2. I have attached 4 sample Excel workbooks, two created via POI (test_export_64_rows.xls and test_export_65_rows.xls), and two created via the attached driver.vbs script (vba_64_rows.xls and vba_65_rows.xls). The two 64-row files and the two 65-row files contain the exact same cell content.

3. I tried following the steps you requested I take with the BiffViewer application, but the two files created via the VBA script cause BiffViewer to crash with a General Protection Fault. I also tried to manually create the test file in Excel (slow and cumbersome as it was), but the same GPF occurred when opening the file in BiffViewer.

Please have a look at the attachments and the relevant POI code. Hopefully it will help you to get to the root cause of this problem.

Regards,
Curtis
Comment 3 Curtis Browning 2010-07-01 15:22:06 UTC
Created attachment 25679 [details]
Test Driver to Create the Sample Excel Files
Comment 4 Curtis Browning 2010-07-01 15:28:53 UTC
Created attachment 25680 [details]
64 rows created by POI code in the attached Driver.java
Comment 5 Curtis Browning 2010-07-01 15:29:20 UTC
Created attachment 25681 [details]
65 rows created by POI code in the attached Driver.java
Comment 6 Curtis Browning 2010-07-01 15:30:30 UTC
Created attachment 25682 [details]
64 rows created by driver.vbs script
Comment 7 Curtis Browning 2010-07-01 15:30:56 UTC
Created attachment 25683 [details]
65 rows created by driver.vbs script
Comment 8 Nick Burch 2010-09-21 06:54:33 UTC
I've been comparing the BiffViewer dumps from poi, excel and open office, and I can't spot anything wrong with what POI is doing.
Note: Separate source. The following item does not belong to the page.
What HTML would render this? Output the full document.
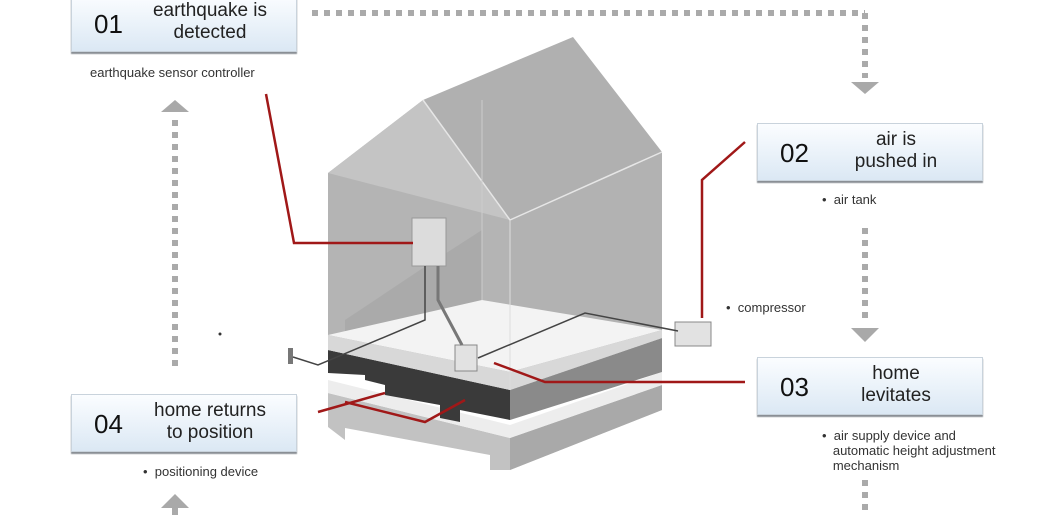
<!DOCTYPE html>
<html><head><meta charset="utf-8"><style>
html,body{margin:0;padding:0;background:#fff;width:1045px;height:515px;overflow:hidden;font-family:"Liberation Sans",sans-serif}
.box{position:absolute;width:224px;height:56px;background:linear-gradient(#fbfdff,#dbe8f4);border:1px solid #c9d3dc;box-shadow:0 2px 1px #8a8f95;}
.num{position:absolute;left:22px;top:14px;font-size:26px;color:#111}
.t{position:absolute;left:68px;width:140px;text-align:center;top:5px;font-size:19px;line-height:22px;color:#222}
.s{position:absolute;font-size:13px;color:#333;line-height:15px}
</style></head><body>
<svg width="1045" height="515" style="position:absolute;left:0;top:0">
<g fill="#a9a9a9">
<line x1="312" y1="13" x2="865" y2="13" stroke="#aaa" stroke-width="6" stroke-dasharray="6,6"/>
<line x1="865" y1="13" x2="865" y2="78" stroke="#aaa" stroke-width="6" stroke-dasharray="6,6"/>
<polygon points="851,82 879,82 865,94"/>
<line x1="865" y1="228" x2="865" y2="320" stroke="#aaa" stroke-width="6" stroke-dasharray="6,6"/>
<polygon points="851,328 879,328 865,342"/>
<line x1="865" y1="480" x2="865" y2="515" stroke="#aaa" stroke-width="6" stroke-dasharray="6,6"/>
<line x1="175" y1="120" x2="175" y2="370" stroke="#aaa" stroke-width="6" stroke-dasharray="6,6"/>
<polygon points="161,112 189,112 175,100"/>
<polygon points="161,508 189,508 175,494"/>
<line x1="175" y1="508" x2="175" y2="515" stroke="#aaa" stroke-width="6"/>
</g>
<!-- lower base -->
<polygon points="328,393 510,438 662,385 662,410 510,470 490,470 490,455 345,428 345,440 328,427" fill="#c2c2c2"/>
<polygon points="510,438 662,385 662,410 510,470" fill="#a9a9a9"/>
<polygon points="328,380 510,425 662,372 662,385 510,438 328,393" fill="#ededed"/>
<!-- slab -->
<polygon points="328,350 510,390 510,420 460,410 460,422 440,418 440,405 385,395 385,385 365,380 365,375 328,373" fill="#3a3a3a"/>
<polygon points="510,390 662,338 662,372 510,420" fill="#8a8a8a"/>
<!-- walls -->
<polygon points="328,173 423,100 510,220 510,390 328,350" fill="#b4b4b4"/>
<polygon points="423,100 573,37 662,152 510,220" fill="#b0b0b0"/>
<polygon points="510,220 662,152 662,338 510,390" fill="#a4a4a4" opacity="0.85"/>
<polygon points="328,173 423,100 510,220" fill="#c4c4c4"/>
<polygon points="345,320 420,270 482,230 482,300 345,335" fill="#999" opacity="0.35"/>
<!-- floor -->
<polygon points="328,335 482,300 662,330 510,372" fill="#f3f3f3"/>
<polygon points="328,335 510,372 662,330 662,338 510,390 328,350" fill="#d8d8d8"/>
<line x1="423" y1="100" x2="510" y2="220" stroke="#e6e6e6" stroke-width="1.5"/>
<line x1="510" y1="220" x2="662" y2="152" stroke="#e6e6e6" stroke-width="1.5"/>
<line x1="510" y1="220" x2="510" y2="390" stroke="#ddd"/>
<line x1="482" y1="100" x2="482" y2="300" stroke="#ccc"/>
<!-- devices -->
<rect x="412" y="218" width="34" height="48" fill="#dcdcdc" stroke="#999"/>
<rect x="455" y="345" width="22" height="26" fill="#e2e2e2" stroke="#888"/>
<rect x="675" y="322" width="36" height="24" fill="#e2e2e2" stroke="#888"/>
<rect x="288" y="348" width="5" height="16" fill="#777"/>
<polyline points="293,357 318,365 425,320 425,266" fill="none" stroke="#444" stroke-width="1.5"/>
<polyline points="438,266 438,300 462,345" fill="none" stroke="#777" stroke-width="3"/>
<polyline points="478,358 585,313 678,331" fill="none" stroke="#444" stroke-width="1.5"/>
<g stroke="#a01818" stroke-width="2.5" fill="none">
<polyline points="266,94 294,243 413,243"/>
<polyline points="745,142 702,180 702,318"/>
<polyline points="494,363 545,382 745,382"/>
<polyline points="318,412 385,393"/>
<polyline points="345,402 425,422 465,400"/>
</g>
<circle cx="220" cy="334" r="1.5" fill="#333"/>
</svg>
<div class="box" style="left:71px;top:-6px"><div class="num">01</div><div class="t">earthquake is<br>detected</div></div>
<div class="s" style="left:90px;top:65px">earthquake sensor controller</div>
<div class="box" style="left:757px;top:123px"><div class="num">02</div><div class="t">air is<br>pushed in</div></div>
<div class="s" style="left:822px;top:192px">•&nbsp; air tank</div>
<div class="s" style="left:726px;top:300px">•&nbsp; compressor</div>
<div class="box" style="left:757px;top:357px"><div class="num">03</div><div class="t">home<br>levitates</div></div>
<div class="s" style="left:822px;top:428px">•&nbsp; air supply device and<br>&nbsp;&nbsp;&nbsp;automatic height adjustment<br>&nbsp;&nbsp;&nbsp;mechanism</div>
<div class="box" style="left:71px;top:394px"><div class="num">04</div><div class="t">home returns<br>to position</div></div>
<div class="s" style="left:143px;top:464px">•&nbsp; positioning device</div>
</body></html>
There are some differences, but generally when POI and Excel differ, open office does it the same way as POI, and when POI and OpenOffice differ, POI has done it similar to excel...

OpenOffice can read the poi 65 row file without error, so we're not doing anything too crazy

The only thing I can suggest is you ask around all of your clients, until you find one who have a support contract with Microsoft. Then, get the 65 row POI file submitted to Microsoft, and see if they can shed any light on what Excel dislikes about the file

As it stands, I can't figure out what POI is doing wrong to be able to fix it :/
Comment 9 Dominik Stadler 2015-05-31 21:27:25 UTC
Analysis by Nick some time ago indicates that no problem could be spotted in POI itself, thus resolving this issue for now, please reopen with more information if this is still a problem for you.